Dàcí dàbēi jiùkǔ Guānshìyīn zìzài wáng púsà guǎngdà yuánmǎn wúài zìzài qīngjǐng dàbēi xīn tuóluóní 大慈大悲救苦觀世音自在王菩薩廣大圓滿無礙自在青頸大悲心陀羅尼

Vast, Perfect, Unhindered, Sovereign Blue-Necked Great-Compassion Heart-Dhāraṇī of the Great-Loving-Kind, Great-Compassionate, Suffering-Saving Avalokiteśvara-Sovereign-King Bodhisattva by 不空 (Bùkōng, Amoghavajra, 譯)

About the work

A one-fascicle Tang Esoteric Chinese-rendering of the Nīlakaṇṭha-dhāraṇī as the Great-Compassion Heart-Dhāraṇī (大悲心陀羅尼). The colophon attributes the translation to Dàguǎngzhì Bùkōng 大廣智不空 — Amoghavajra (不空) under his honorific Dàguǎngzhì style. The text is the Chinese-rendering counterpart to the Sanskrit-transliteration form of KR6j0323 (T1113A, collated by Dhyānabhadra).

Prefaces

The text opens with a namaskāra invocation: 南無歸命頂禮南方海上蒲陀落淨土。正法… — “I take refuge, prostrate with bowed head, to the Pure Land of Potalaka in the southern sea, the True Dharma…” — anchoring the Avalokiteśvara cult to Mt.
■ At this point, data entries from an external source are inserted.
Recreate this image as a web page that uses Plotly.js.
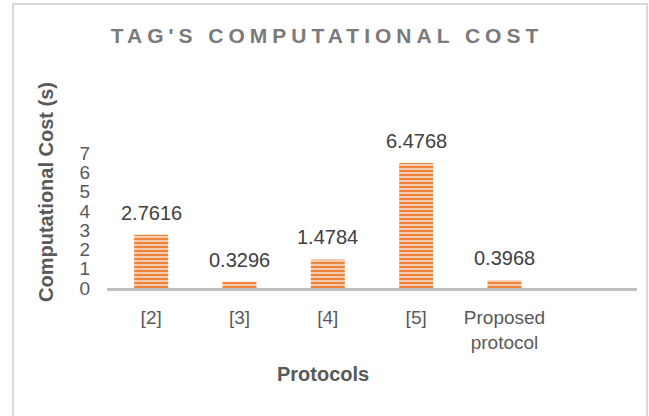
<!DOCTYPE html>
<html>
<head>
<meta charset="utf-8">
<script src="https://cdn.plot.ly/plotly-3.0.1.min.js"></script>
<style>
  html, body { margin: 0; padding: 0; background: #ffffff; }
  #chart { width: 649px; height: 416px; }
  .gtitle { letter-spacing: 5px; }
</style>
</head>
<body>
<div id="chart"></div>
<script>
const categories = ['[2]', '[3]', '[4]', '[5]', 'Proposed<br>protocol'];
const costValues = [2.7616, 0.3296, 1.4784, 6.4768, 0.3968];
const costLabels = ['2.7616', '0.3296', '1.4784', '6.4768', '0.3968'];
const yTickValues = [0, 1, 2, 3, 4, 5, 6, 7];

const FONT = 'Liberation Sans, Arial, sans-serif';

const trace = {
  type: 'bar',
  x: categories,
  y: costValues,
  width: 0.385,
  marker: {
    color: '#F4B183',
    line: { width: 0 },
    pattern: {
      shape: '-',
      fgcolor: '#ED7D31',
      bgcolor: '#F8CBAD',
      size: 4,
      solidity: 0.45
    }
  },
  hoverinfo: 'skip',
  showlegend: false
};

const annotations = categories.map((c, i) => ({
  x: c,
  y: costValues[i],
  xref: 'x',
  yref: 'y',
  text: costLabels[i],
  showarrow: false,
  yanchor: 'bottom',
  yshift: 9,
  font: { family: FONT, size: 20, color: '#404040' }
}));

annotations.push({
  xref: 'paper', yref: 'paper',
  x: (46 - 107) / 530, y: (288 - 192) / 135,
  text: '<b>Computational Cost (s)</b>',
  textangle: -90,
  showarrow: false,
  xanchor: 'center', yanchor: 'middle',
  font: { family: FONT, size: 20, color: '#595959' }
});
annotations.push({
  xref: 'paper', yref: 'paper',
  x: (323 - 107) / 530, y: (288 - 374) / 135,
  text: '<b>Protocols</b>',
  showarrow: false,
  xanchor: 'center', yanchor: 'middle',
  font: { family: FONT, size: 20, color: '#595959' }
});

const layout = {
  width: 649,
  height: 416,
  margin: { l: 107, r: 12, t: 153, b: 128, pad: 0 },
  paper_bgcolor: 'rgba(0,0,0,0)',
  plot_bgcolor: 'rgba(0,0,0,0)',
  title: {
    text: "<b>TAG'S COMPUTATIONAL COST</b>",
    x: 327 / 649,
    xanchor: 'center',
    y: 1 - 36 / 416,
    yanchor: 'middle',
    font: { family: FONT, size: 21, color: '#7A7A7A' }
  },
  xaxis: {
    type: 'category',
    range: [-0.5, 5.5],
    showline: true,
    linecolor: '#BFBFBF',
    linewidth: 3,
    showgrid: false,
    zeroline: false,
    ticks: '',
    ticklabelstandoff: 10,
    tickfont: { family: FONT, size: 19, color: '#595959' },
    fixedrange: true
  },
  yaxis: {
    range: [0, 7],
    tickvals: yTickValues,
    ticktext: yTickValues.map(String),
    showline: false,
    showgrid: false,
    zeroline: false,
    ticks: '',
    ticklabelstandoff: 16,
    tickfont: { family: FONT, size: 19, color: '#595959' },
    fixedrange: true
  },
  annotations: annotations,
  shapes: [{
    type: 'rect',
    xref: 'paper', yref: 'paper',
    x0: (13 - 107) / 530, x1: (647 - 107) / 530,
    y0: (288 - 430) / 135, y1: (288 - 4) / 135,
    line: { color: '#D9D9D9', width: 2 },
    fillcolor: 'rgba(0,0,0,0)',
    layer: 'below'
  }],
  bargap: 0.6
};

Plotly.newPlot('chart', [trace], layout, { displayModeBar: false, staticPlot: true });
</script>
</body>
</html>
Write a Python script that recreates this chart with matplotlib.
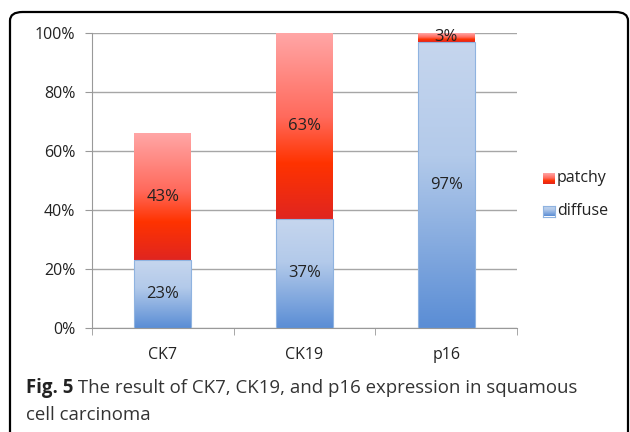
import numpy as np
import matplotlib
matplotlib.use("Agg")
import matplotlib.pyplot as plt
from matplotlib.colors import LinearSegmentedColormap
from matplotlib.patches import FancyBboxPatch

markers = ["CK7", "CK19", "p16"]
diffuse = [23, 37, 97]
patchy = [43, 63, 3]
series_names = ["patchy", "diffuse"]
caption_bold = "Fig. 5"
caption_rest = " The result of CK7, CK19, and p16 expression in squamous"
caption_line2 = "cell carcinoma"

plt.rcParams["font.family"] = ["Open Sans", "DejaVu Sans"]

blue_cmap = LinearSegmentedColormap.from_list(
    "blue", [(0, "#c6d6ee"), (0.4, "#b3caea"), (1, "#5a8dd5")])
red_cmap = LinearSegmentedColormap.from_list(
    "red", [(0, "#ffa6a6"), (0.45, "#ff6a5c"), (0.7, "#ff3300"), (1, "#e02520")])
grad = np.linspace(0, 1, 256).reshape(-1, 1)

fig = plt.figure(figsize=(6.3, 4.32), dpi=100)
ax = fig.add_axes([92 / 630, 1 - 328 / 432, 425 / 630, 295 / 432])

x = np.arange(len(markers))
width = 0.4


def gradient_bars(values, bottoms, cmap, edge):
    bars = ax.bar(x, values, width, bottom=bottoms, facecolor="none",
                  edgecolor=edge, linewidth=0.8, zorder=3)
    for b in bars:
        x0, y0 = b.get_x(), b.get_y()
        img = ax.imshow(grad, cmap=cmap, aspect="auto", zorder=2,
                        extent=[x0, x0 + b.get_width(), y0, y0 + b.get_height()])
        img.set_clip_path(b)
    return bars


gradient_bars(diffuse, 0, blue_cmap, "#8fb3e0")
gradient_bars(patchy, diffuse, red_cmap, "none")

for i in range(len(markers)):
    ax.text(x[i], diffuse[i] / 2, f"{diffuse[i]}%", ha="center", va="center",
            fontsize=12, color="#222222", zorder=4)
    ax.text(x[i], diffuse[i] + patchy[i] / 2, f"{patchy[i]}%", ha="center",
            va="center", fontsize=12, color="#222222", zorder=4)

ax.set_xlim(-0.5, len(markers) - 0.5)
ax.set_ylim(0, 100)
ax.set_yticks(range(0, 101, 20))
ax.set_yticklabels([f"{v}%" for v in range(0, 101, 20)])
ax.set_xticks(x)
ax.set_xticklabels(markers)
ax.set_xticks(np.arange(-0.5, len(markers)), minor=True)
ax.tick_params(axis="x", which="major", length=0, pad=14, labelsize=11.5,
               colors="#222222")
ax.tick_params(axis="x", which="minor", length=5, color="#999999")
ax.tick_params(axis="y", length=5, color="#999999", labelsize=11.5,
               labelcolor="#222222", pad=7)
ax.yaxis.grid(True, color="#a6a6a6", linewidth=1)
ax.set_axisbelow(True)
for s in ["top", "right"]:
    ax.spines[s].set_visible(False)
for s in ["left", "bottom"]:
    ax.spines[s].set_color("#999999")

# legend with gradient swatches
for (name, cmap, edge), ypix in zip(
        [(series_names[0], red_cmap, "none"), (series_names[1], blue_cmap, "#8fb3e0")],
        [178, 211]):
    sw = fig.add_axes([543 / 630, 1 - (ypix + 5.5) / 432, 12 / 630, 11 / 432])
    sw.imshow(grad, cmap=cmap, aspect="auto")
    sw.set_xticks([])
    sw.set_yticks([])
    for sp in sw.spines.values():
        sp.set_visible(edge != "none")
        sp.set_color(edge)
    fig.text(557 / 630, 1 - ypix / 432, name, fontsize=11.5, va="center",
             color="#222222")

# caption
t = fig.text(26 / 630, 1 - 388 / 432, caption_bold, fontsize=13.4,
             fontweight="bold", va="center", color="#222222")
fig.canvas.draw()
bb = t.get_window_extent()
fig.text(bb.x1 / 630, 1 - 388 / 432, caption_rest, fontsize=13.4, va="center",
         color="#333333")
fig.text(26 / 630, 1 - 415 / 432, caption_line2, fontsize=13.4, va="center",
         color="#333333")

# rounded frame
frame = FancyBboxPatch((10 / 630, -0.1), 618 / 630, 1.1 - 12 / 432,
                       boxstyle="round,pad=0,rounding_size=0.02",
                       transform=fig.transFigure, facecolor="none",
                       edgecolor="#000000", linewidth=1.6, clip_on=False)
fig.patches.append(frame)

fig.savefig("out.png", dpi=100)
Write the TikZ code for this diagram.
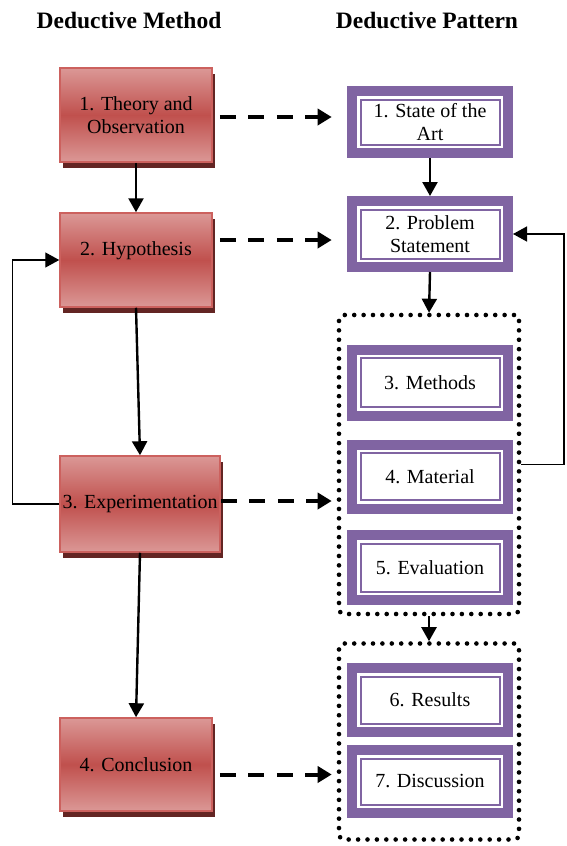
\documentclass[tikz,border=0pt]{standalone}
\usepackage{fontspec}
\setmainfont{Liberation Serif}
\usetikzlibrary{arrows.meta,shadows}

\definecolor{methodred}{HTML}{C0504D}
\definecolor{methodlight}{HTML}{DB9896}
\definecolor{methodedge}{HTML}{CC615E}
\definecolor{methodshadow}{HTML}{632523}
\definecolor{patternpurple}{HTML}{8064A2}

\tikzset{
  bodyfont/.style={font=\fontsize{20}{23}\selectfont},
  headfont/.style={font=\bfseries\fontsize{23.5}{27}\selectfont},
  methodbox/.style={bodyfont, align=center, draw=methodedge, line width=1.5pt,
    top color=methodlight, bottom color=methodlight, middle color=methodred,
    minimum width=152pt, minimum height=94pt, inner sep=0pt,
    drop shadow={shadow xshift=3pt, shadow yshift=-6pt, fill=methodshadow, opacity=1}},
  methodtext/.style={bodyfont, align=center, inner sep=0pt},
  patternbox/.style={bodyfont, align=center, draw=patternpurple, line width=10pt,
    fill=white, minimum width=156pt, minimum height=64pt, inner sep=0pt,
    path picture={\draw[patternpurple, line width=2pt]
      ([xshift=8.5pt,yshift=-8.5pt]path picture bounding box.north west) rectangle
      ([xshift=-8.5pt,yshift=8.5pt]path picture bounding box.south east);}},
  groupbox/.style={draw=black, line width=4.6pt, dash pattern=on 0pt off 9.4pt,
    line cap=round, rounded corners=5pt, minimum width=180pt, inner sep=0pt},
  flow/.style={draw=black, line width=2.4pt,
    -{Triangle[length=14pt,width=15pt]}},
  link/.style={draw=black, line width=4pt, dash pattern=on 16pt off 12.5pt,
    -{Triangle[length=14pt,width=16pt]}},
  loopback/.style={draw=black, line width=1.4pt,
    -{Triangle[length=14pt,width=15pt]}},
}

\begin{document}
\begin{tikzpicture}[x=1pt,y=-1pt]
  \useasboundingbox (0,0) rectangle (566,846);

  % column headings
  \node[headfont] (headmethod) at (129,20) {Deductive Method};
  \node[headfont] (headpattern) at (427,20) {Deductive Pattern};

  % dotted groups on the pattern side
  \node[groupbox, minimum height=299pt] (groupA) at (429,464.5) {};
  \node[groupbox, minimum height=196pt] (groupB) at (429,741.5) {};

  % deductive method steps
  \node[methodbox] (m1) at (136,115) {1. Theory and\\Observation};
  \node[methodbox] (m2) at (136,260) {};
  \node[methodtext] (m2label) at (136,251) {2. Hypothesis};
  \node[methodbox, minimum width=160pt, minimum height=96pt] (m3) at (140,504) {3. Experimentation};
  \node[methodbox, minimum height=93pt] (m4) at (136,764.5) {4. Conclusion};

  % deductive pattern sections
  \node[patternbox, minimum height=62pt] (p1) at (430,122) {1. State of the\\Art};
  \node[patternbox, minimum height=66pt] (p2) at (430,234) {2. Problem\\Statement};
  \node[patternbox, minimum height=66pt] (p3) at (430,382.5) {3. Methods};
  \node[patternbox] (p4) at (430,476.5) {4. Material};
  \node[patternbox, minimum height=65pt] (p5) at (430,567.5) {5. Evaluation};
  \node[patternbox] (p6) at (430,700) {6. Results};
  \node[patternbox, minimum height=63pt] (p7) at (430,781.5) {7. Discussion};

  % method flow
  \draw[flow] (m1) -- (m2);
  \draw[flow] (m2.south) -- (m3.north);
  \draw[flow] (m3.south) -- (m4.north);
  \draw[loopback] (m3.west) -- ++(-47,0) |- (m2.west);

  % pattern flow
  \draw[flow] (p1) -- (p2);
  \draw[flow] (p2.south) -- (groupA.north);
  \draw[flow] (groupA.south) -- (groupB.north);
  \draw[loopback] (groupA.east) -- ++(42.5,0) |- (p2.east);

  % correspondence between method and pattern
  \draw[link, shorten <=7pt, shorten >=5pt] ([yshift=-2pt]m1.east) -- ([yshift=-2pt]m1.east -| groupA.west);
  \draw[link, shorten <=7pt, shorten >=5pt] ([yshift=20pt]m2.east) -- ([yshift=20pt]m2.east -| groupA.west);
  \draw[link, shorten >=5pt] ([yshift=3pt]m3.east) -- ([yshift=3pt]m3.east -| groupA.west);
  \draw[link, shorten <=7pt, shorten >=5pt] ([yshift=-10pt]m4.east) -- ([yshift=-10pt]m4.east -| groupA.west);
\end{tikzpicture}
\end{document}
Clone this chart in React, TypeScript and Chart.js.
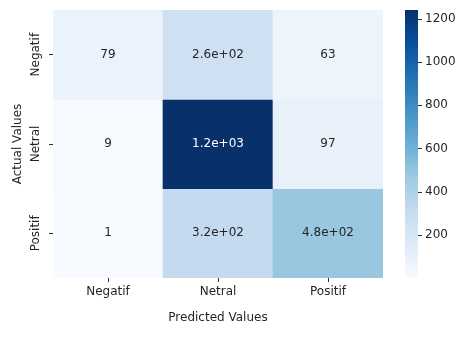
import React, { useEffect, useRef } from "react";
import { Chart, registerables } from "chart.js";

Chart.register(...registerables);

const predictedLabels = ["Negatif", "Netral", "Positif"];
const actualLabels = ["Negatif", "Netral", "Positif"];
const rowNegatif = [79, 260, 63];
const rowNetral = [9, 1240, 97];
const rowPositif = [1, 320, 480];
const colorbarTicks = [200, 400, 600, 800, 1000, 1200];
const xAxisTitle = "Predicted Values";
const yAxisTitle = "Actual Values";

const rows = [rowNegatif, rowNetral, rowPositif];
const allValues = rows.flat();
const vmin = Math.min(...allValues);
const vmax = Math.max(...allValues);

const BLUES = [
  "#f7fbff",
  "#deebf7",
  "#c6dbef",
  "#9ecae1",
  "#6baed6",
  "#4292c6",
  "#2171b5",
  "#08519c",
  "#08306b",
];

function hexToRgb(h: string): number[] {
  return [1, 3, 5].map((i) => parseInt(h.slice(i, i + 2), 16));
}

function bluesRgb(t: number): number[] {
  const tt = Math.max(0, Math.min(1, t));
  const pos = tt * (BLUES.length - 1);
  const i = Math.min(Math.floor(pos), BLUES.length - 2);
  const f = pos - i;
  const a = hexToRgb(BLUES[i]);
  const b = hexToRgb(BLUES[i + 1]);
  return a.map((v, k) => Math.round(v + (b[k] - v) * f));
}

function norm(v: number): number {
  return (v - vmin) / (vmax - vmin);
}

function cellColor(v: number): string {
  const [r, g, b] = bluesRgb(norm(v));
  return `rgb(${r},${g},${b})`;
}

function textColorFor(v: number): string {
  const rgb = bluesRgb(norm(v)).map((c) => {
    const s = c / 255;
    return s <= 0.03928 ? s / 12.92 : Math.pow((s + 0.055) / 1.055, 2.4);
  });
  const lum = 0.2126 * rgb[0] + 0.7152 * rgb[1] + 0.0722 * rgb[2];
  return lum > 0.408 ? "#262626" : "#ffffff";
}

function fmt2g(v: number): string {
  if (v === 0) return "0";
  const exp = Math.floor(Math.log10(Math.abs(v)));
  if (exp >= 2 || exp < -4) {
    let s = v.toExponential(1);
    let [m, e] = s.split("e");
    if (m.includes(".")) m = m.replace(/\.?0+$/, "");
    const sign = e[0] === "-" ? "-" : "+";
    let digits = e.replace(/^[+-]/, "");
    if (digits.length < 2) digits = "0" + digits;
    return `${m}e${sign}${digits}`;
  }
  return String(Number(v.toPrecision(2)));
}

const FONT = "'DejaVu Sans', sans-serif";
const TEXT = "#262626";
const TICKC = "#333333";

const heatmapExtras = {
  id: "heatmapExtras",
  afterDatasetsDraw(chart: any) {
    const ctx = chart.ctx as CanvasRenderingContext2D;
    ctx.save();
    ctx.font = `12px ${FONT}`;
    ctx.textAlign = "center";
    ctx.textBaseline = "middle";
    chart.data.datasets.forEach((_ds: any, r: number) => {
      const meta = chart.getDatasetMeta(r);
      meta.data.forEach((el: any, c: number) => {
        const v = rows[r][c];
        const p = el.getProps(["x", "y", "base"], true);
        ctx.fillStyle = textColorFor(v);
        ctx.fillText(fmt2g(v), p.x, (p.y + p.base) / 2);
      });
    });

    const cb = chart.scales.cb;
    const area = chart.chartArea;
    const top = cb.getPixelForValue(vmax);
    const bottom = cb.getPixelForValue(vmin);
    const left = area.right + 22;
    const width = 13;
    const grad = ctx.createLinearGradient(0, bottom, 0, top);
    BLUES.forEach((c, i) => grad.addColorStop(i / (BLUES.length - 1), c));
    ctx.fillStyle = grad;
    ctx.fillRect(left, top, width, bottom - top);

    ctx.strokeStyle = TICKC;
    ctx.lineWidth = 1;
    cb.ticks.forEach((t: any) => {
      const py = Math.round(cb.getPixelForValue(t.value)) + 0.5;
      ctx.beginPath();
      ctx.moveTo(left + width, py);
      ctx.lineTo(left + width + 4, py);
      ctx.stroke();
    });
    ctx.restore();
  },
};

export default function App() {
  const ref = useRef<HTMLCanvasElement | null>(null);

  useEffect(() => {
    document.body.style.margin = "0";
    if (!ref.current) return;
    const datasets = rows.map((row, r) => ({
      label: actualLabels[r],
      data: row.map(() => [r, r + 1]),
      backgroundColor: row.map((v) => cellColor(v)),
      borderWidth: 0,
      barPercentage: 1,
      categoryPercentage: 1,
      grouped: false,
    }));

    const chart = new Chart(ref.current, {
      type: "bar",
      data: { labels: predictedLabels, datasets: datasets as any },
      plugins: [heatmapExtras],
      options: {
        responsive: false,
        animation: false,
        layout: { padding: { top: 10, right: 0, left: 0, bottom: 0 } },
        plugins: { legend: { display: false }, tooltip: { enabled: false } },
        scales: {
          x: {
            type: "category",
            offset: true,
            grid: {
              display: true,
              drawOnChartArea: false,
              drawTicks: true,
              tickLength: 4,
              color: TICKC,
              offset: false,
            },
            border: { display: false },
            ticks: {
              color: TEXT,
              font: { family: FONT, size: 12 },
              padding: 3,
              maxRotation: 0,
              minRotation: 0,
            },
            title: {
              display: true,
              text: xAxisTitle,
              color: TEXT,
              font: { family: FONT, size: 12 },
              padding: { top: 0, bottom: 13 },
            },
            afterFit: (s: any) => {
              s.height = 60;
              s.paddingLeft = 0;
              s.paddingRight = 0;
            },
          },
          y: {
            type: "linear",
            min: 0,
            max: 3,
            reverse: true,
            afterBuildTicks: (s: any) => {
              s.ticks = actualLabels.map((_l, i) => ({ value: i + 0.5 }));
            },
            grid: {
              display: true,
              drawOnChartArea: false,
              drawTicks: true,
              tickLength: 4,
              color: TICKC,
            },
            border: { display: false },
            ticks: {
              color: TEXT,
              font: { family: FONT, size: 12 },
              callback: (v: any) => actualLabels[Math.floor(Number(v))],
              minRotation: 90,
              maxRotation: 90,
              crossAlign: "center",
              padding: -9,
            },
            title: {
              display: true,
              text: yAxisTitle,
              color: TEXT,
              font: { family: FONT, size: 12 },
              padding: { top: 11, bottom: 0 },
            },
            afterFit: (s: any) => {
              s.width = 53;
              s.paddingTop = 0;
              s.paddingBottom = 0;
            },
          },
          cb: {
            type: "linear",
            position: "right",
            min: vmin,
            max: vmax,
            afterBuildTicks: (s: any) => {
              s.ticks = colorbarTicks.map((v) => ({ value: v }));
            },
            grid: { display: false, drawOnChartArea: false, drawTicks: false },
            border: { display: false },
            ticks: {
              color: TEXT,
              font: { family: FONT, size: 12 },
              padding: 42,
              callback: (v: any) => String(v),
            },
            afterFit: (s: any) => {
              s.width = 75;
              s.paddingTop = 0;
              s.paddingBottom = 0;
            },
          },
        },
      } as any,
    });
    return () => chart.destroy();
  }, []);

  return (
    <div style={{ width: 458, height: 338, background: "#fff" }}>
      <canvas ref={ref} width={458} height={338} />
    </div>
  );
}
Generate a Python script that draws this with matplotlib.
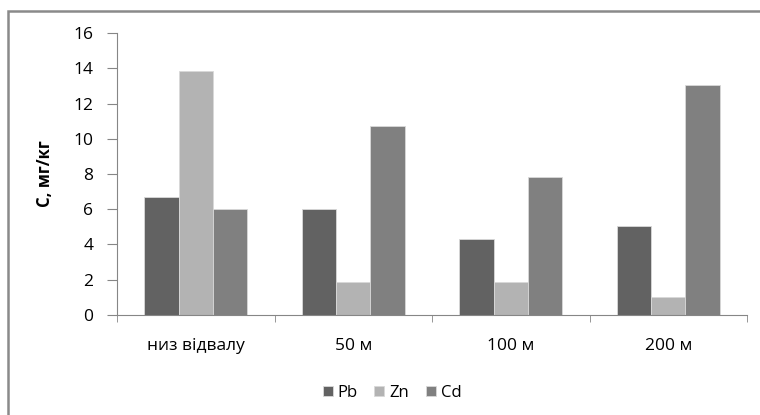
import matplotlib
matplotlib.use('Agg')
import matplotlib.pyplot as plt
import matplotlib.patches as mpatches
import numpy as np

plt.rcParams['font.family'] = ['Open Sans', 'DejaVu Sans']

# Data
categories = ['низ відвалу', '50 м', '100 м', '200 м']
series_names = ['Pb', 'Zn', 'Cd']
pb = [6.7, 6.0, 4.32, 5.04]
zn = [13.85, 1.84, 1.84, 1.0]
cd = [6.0, 10.74, 7.85, 13.04]
colors = ['#626262', '#b3b3b3', '#808080']
y_ticks = [0, 2, 4, 6, 8, 10, 12, 14, 16]

W, H = 760, 415
fig = plt.figure(figsize=(W / 100, H / 100), dpi=100)
ax = fig.add_axes([117 / W, 1 - 314.7 / H, (747 - 117) / W, (314.7 - 33.3) / H])

# Outer chart frame
frame = mpatches.Rectangle((8 / W, -0.05), 1.2, 1 - 11 / H + 0.05,
                           transform=fig.transFigure, fill=False,
                           edgecolor='#8a8a8a', linewidth=1.8)
fig.patches.append(frame)

x = np.arange(len(categories))
bw = 0.219
for i, (vals, name) in enumerate(zip([pb, zn, cd], series_names)):
    ax.bar(x + (i - 1) * bw, vals, width=bw, color=colors[i], label=name,
           edgecolor='#d9d9d9', linewidth=0.6)

ax.set_xlim(-0.5, len(categories) - 0.5)
ax.set_ylim(0, 16)
ax.set_yticks(y_ticks)
ax.set_xticks(x)
ax.set_xticklabels(categories, fontsize=12.5)
ax.tick_params(axis='x', length=0, pad=17)
ax.set_xticks(np.arange(len(categories) + 1) - 0.5, minor=True)
ax.tick_params(axis='x', which='minor', length=5, color='#868686')
ax.tick_params(axis='y', length=7, color='#868686', labelsize=12.5, pad=10)

for s in ['top', 'right']:
    ax.spines[s].set_visible(False)
for s in ['left', 'bottom']:
    ax.spines[s].set_color('#868686')

ax.set_ylabel('С, мг/кг', fontsize=12, weight='bold', labelpad=14)

fig.legend(loc='center', bbox_to_anchor=(392 / W, 1 - 393 / H), ncol=3,
           frameon=False, fontsize=12, handlelength=0.6, handleheight=0.6,
           handletextpad=0.3, columnspacing=1.0)

plt.savefig('out.png', dpi=100)
plt.close(fig)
Potalaka.

Abstract

The text expounds the Nīlakaṇṭha-Mahā-Karuṇika-dhāraṇī — the Great Compassion Mantra (Dàbēizhòu 大悲咒) — in operative Chinese-rendering form: each of the dhāraṇī-syllables is given with its semantic gloss, the iconography of Nīlakaṇṭha-Avalokiteśvara is specified, the vidyā-formulae and mudrā-repertoire are catalogued, and the siddhi-applications are listed. As Amoghavajra’s authoritative Chinese rendering of the Nīlakaṇṭha-dhāraṇī (which became the basis of the popular East Asian Dàbēizhòu), the text is a foundational document for the Chinese reception of this central Avalokiteśvara mantra. Together with KR6j0323 (Sanskrit-transliteration form by Dhyānabhadra) and the earlier Tang witnesses KR6j0321KR6j0322, it forms the principal canonical apparatus for the Nīlakaṇṭha-Avalokiteśvara cult in the Chinese tradition.

Translations and research

  • Reis-Habito, Maria. Die Dhāraṇī des Großen Erbarmens. Nettetal: Steyler, 1993 — definitive monograph.
  • Lokesh Chandra. The Thousand-Armed Avalokiteśvara. Delhi: Abhinav, 1988.
  • Studholme, Alexander. The Origins of Oṃ Maṇipadme Hūṃ. Albany: SUNY Press, 2002 — adjacent material on Avalokiteśvara mantra-cult.